BEGIN
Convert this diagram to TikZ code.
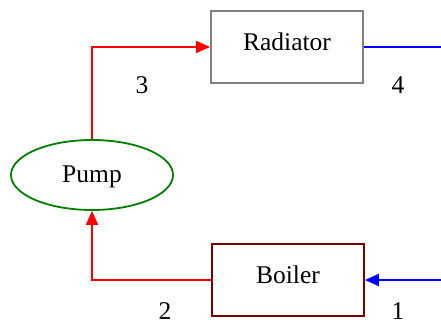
\documentclass[tikz,border=0pt]{standalone}
\usepackage{fontspec}
\setmainfont{Liberation Serif}
\usetikzlibrary{arrows.meta,shapes.geometric}
\definecolor{maroon}{HTML}{800000}
\definecolor{darkgreen}{HTML}{008000}
\begin{document}
\begin{tikzpicture}[x=1pt,y=1pt,
    font=\fontsize{25.5pt}{30pt}\selectfont,
    unit/.style={draw,line width=1.8pt,minimum width=152pt,minimum height=72pt,
      inner sep=0pt,text height=17pt,text depth=10pt},
    pumpunit/.style={ellipse,draw=darkgreen,line width=1.8pt,minimum width=162pt,
      minimum height=70pt,inner sep=0pt,text height=17pt,text depth=2pt},
    pipe/.style={line width=1.8pt,-{Triangle[length=14pt,width=12pt]}}]
        \useasboundingbox (0,0) rectangle (441,324);
        \node[unit,draw=gray] (radiator) at (287,277) {Radiator};
        \node[unit,draw=maroon] (boiler) at (288,44) {Boiler};
        \node[pumpunit] (pump) at (92,149) {Pump};
        \coordinate (out) at (441,277);
        \coordinate (in) at (441,44);
        \draw[pipe,red] (pump.north) |- (radiator.west);
        \draw[pipe,red] (boiler.west) -| (pump.south);
        \draw[line width=1.8pt,blue] (radiator.east) -- (out);
        \draw[pipe,blue] (in) -- (boiler.east);
        \foreach \n/\x/\y in {1/398/13,2/165/13,3/142/239,4/398/239} {
            \node[inner sep=0pt] (n\n) at (\x,\y) {\n};
          }
      \end{tikzpicture}
\end{document}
END
▸ TASK STATEMENT
Except for the pictures, print the data above exactly.

▸ RESPONSE TO THIS EXERCISE
Convert this diagram to TikZ code.
\documentclass[tikz,border=0pt]{standalone}
\usepackage{fontspec}
\setmainfont{Liberation Serif}
\usetikzlibrary{arrows.meta,shapes.geometric}
\definecolor{maroon}{HTML}{800000}
\definecolor{darkgreen}{HTML}{008000}
\begin{document}
\begin{tikzpicture}[x=1pt,y=1pt,
    font=\fontsize{25.5pt}{30pt}\selectfont,
    unit/.style={draw,line width=1.8pt,minimum width=152pt,minimum height=72pt,
      inner sep=0pt,text height=17pt,text depth=10pt},
    pumpunit/.style={ellipse,draw=darkgreen,line width=1.8pt,minimum width=162pt,
      minimum height=70pt,inner sep=0pt,text height=17pt,text depth=2pt},
    pipe/.style={line width=1.8pt,-{Triangle[length=14pt,width=12pt]}}]
        \useasboundingbox (0,0) rectangle (441,324);
        \node[unit,draw=gray] (radiator) at (287,277) {Radiator};
        \node[unit,draw=maroon] (boiler) at (288,44) {Boiler};
        \node[pumpunit] (pump) at (92,149) {Pump};
        \coordinate (out) at (441,277);
        \coordinate (in) at (441,44);
        \draw[pipe,red] (pump.north) |- (radiator.west);
        \draw[pipe,red] (boiler.west) -| (pump.south);
        \draw[line width=1.8pt,blue] (radiator.east) -- (out);
        \draw[pipe,blue] (in) -- (boiler.east);
        \foreach \n/\x/\y in {1/398/13,2/165/13,3/142/239,4/398/239} {
            \node[inner sep=0pt] (n\n) at (\x,\y) {\n};
          }
      \end{tikzpicture}
\end{document}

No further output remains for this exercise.